For everything there is a season and a time for every matter under heaven: A time to… –Ecclesiastes 3:1
Each autumn I find myself steeped in memories. The memory of raking thousands of dried oak leaves in my backyard as a child, creating paths that represented hallways entering rooms. I brought furniture from inside to create an outdoor home. My sister Jane and friend, Annie would do the same. We spent hours arranging and re-arranging rooms only to bring it all back in at dusk.
I went shopping in a mall this August. The space was bustling with parents and children buying school clothes. I remembered bringing each of my four children separately to get their new school attire. I loved those outings even with the anxiety of getting the right look for them, and the right price for me. The best part of the day was picking where to have lunch just the two of us.
I am not buying school clothes for children anymore. The one in college likes to “thrift” shop with his friends and he’s not asking for anything new. I can say this makes me a little sad. I will encourage for a new pair of shoes. And we can still go out for lunch.
I feel melancholy as autumn begins. Wanting the way it used to be. Enjoying evening football games on a crisp October evening. The scent of pot roast in the slow cooker wafting through the house as Canadian geese are heard outside flying south to their winter home.
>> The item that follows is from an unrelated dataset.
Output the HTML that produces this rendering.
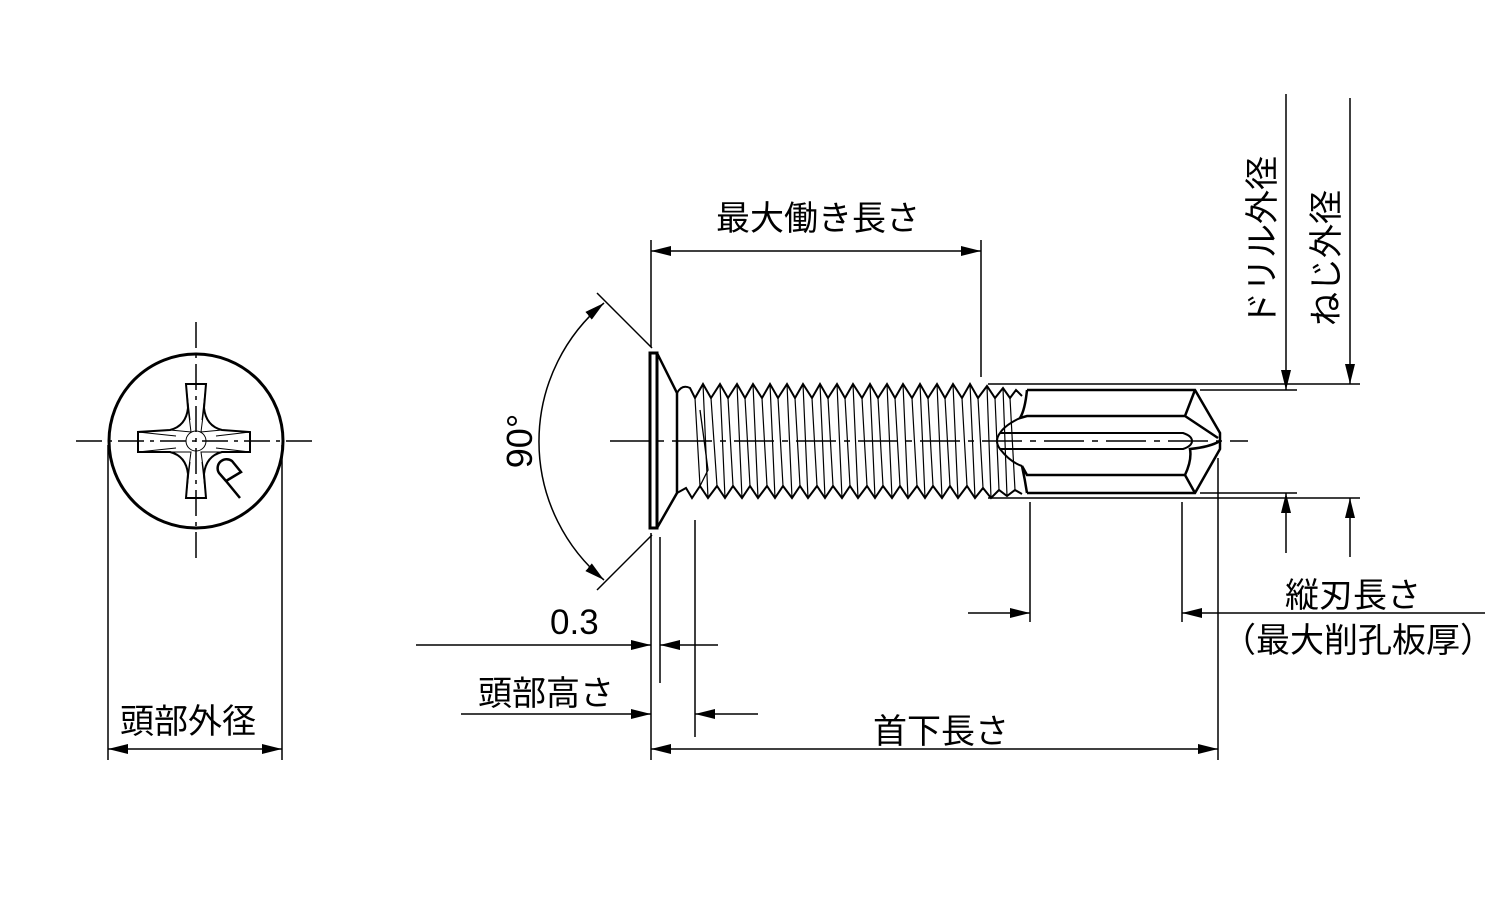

The writer of Ecclesiastes knew the changing of seasons. He knew in life there were seasons of ups and downs. Mourning and dancing, crying, and laughing, tearing down and building up. Planting and harvesting. In this wonderful short text, the writer recalls God coming with us in all seasons.
With every season, we live with the anticipation knowing God is with us. Even as we enjoy or grieve what has passed, there is hope for the crunch of a fresh Honeycrisp apple, pulling on a favorite sweater, and enjoying the moment at hand as the briskness of the fall settles in.